Samsung's Galaxy AI suite has expanded with the S26 Ultra, adding a real-time translation layer that works across third-party apps — a genuinely useful addition for international travelers and multilingual households. The AI-powered note summarization through the S Pen experience has also matured, now handling complex handwritten diagrams and converting them to editable vector graphics with impressive accuracy.
Camera System
The quad-camera array headlines a 200MP main sensor, joined by a 50MP ultrawide, a 10MP 3x optical zoom, and a 50MP 5x periscope telephoto. The computational photography pipeline has been overhauled with what Samsung calls ProVisual Engine 2, which applies scene-specific AI processing rather than a one-size-fits-all approach.

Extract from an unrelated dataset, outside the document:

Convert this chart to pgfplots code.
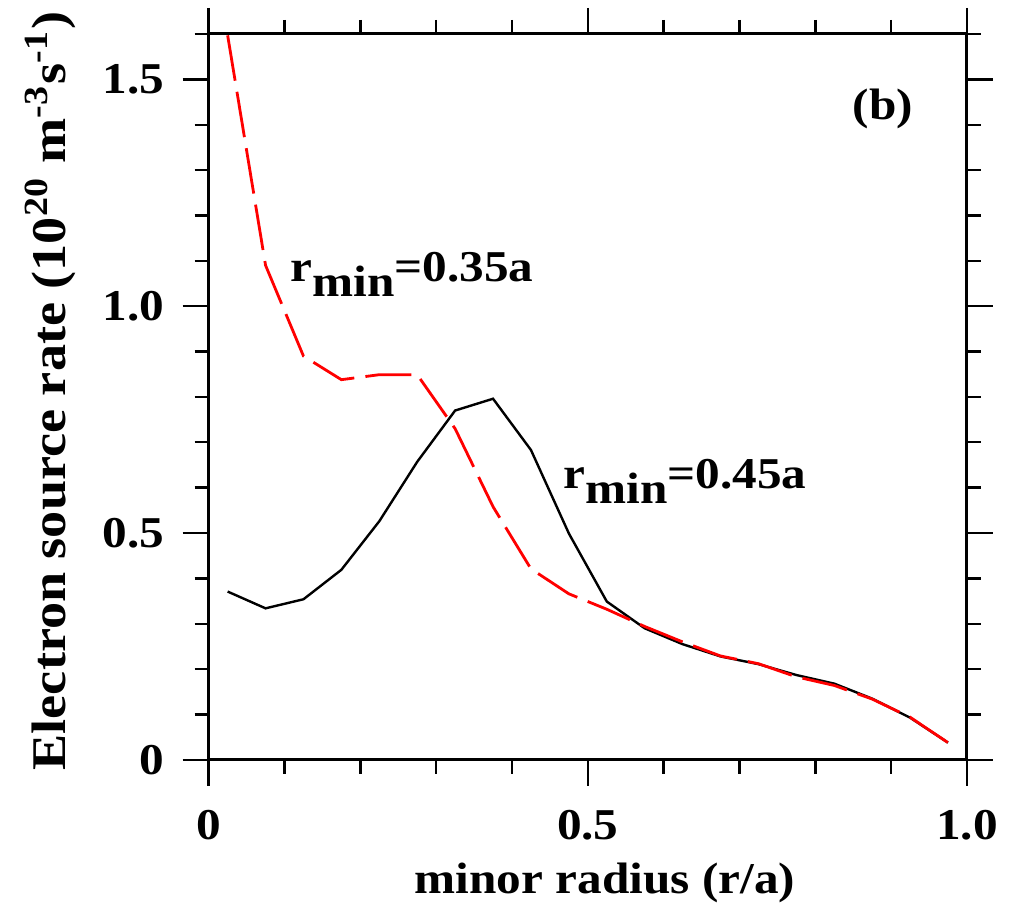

Night photography remains excellent, with the AI noise reduction pipeline now doing a better job of preserving fine texture rather than smoothing it into a watercolor approximation. Portrait mode at 5x zoom has become one of the phone's showcase capabilities — background separation is near-flawless, and bokeh rendering looks genuinely optical rather than computed.
Video recording at 8K 30fps or 4K 120fps covers most professional use cases, and the addition of ProRes-equivalent log recording gives videographers the latitude they need for color grading in post.
Battery Life and Charging
A 5,500mAh battery powers the S26 Ultra, matching the S25 Ultra capacity while delivering improved real-world endurance thanks to the more efficient chipset. Moderate users will regularly see two-day results. Heavy users — those running AI features, high-refresh gaming, and constant connectivity — can expect comfortable single-day performance with room to spare.
Charging speeds remain at 45W wired and 15W wireless, figures that look conservative against Chinese competitors offering 100W+ wired charging. Samsung's position is that its charging rates optimize for long-term battery health — a defensible stance, though those who want a quick top-up before leaving the house may feel the limitation.
The Verdict
The Galaxy S26 Ultra is an iterative upgrade in the truest sense — it improves on nearly every dimension without fundamentally reimagining the formula. For existing S24 Ultra owners, the upgrade calculus is marginal. For anyone coming from an S23 Ultra or earlier, the cumulative improvements in AI, camera, and sustained performance make a compelling case. It is, frustratingly, the best Android phone available.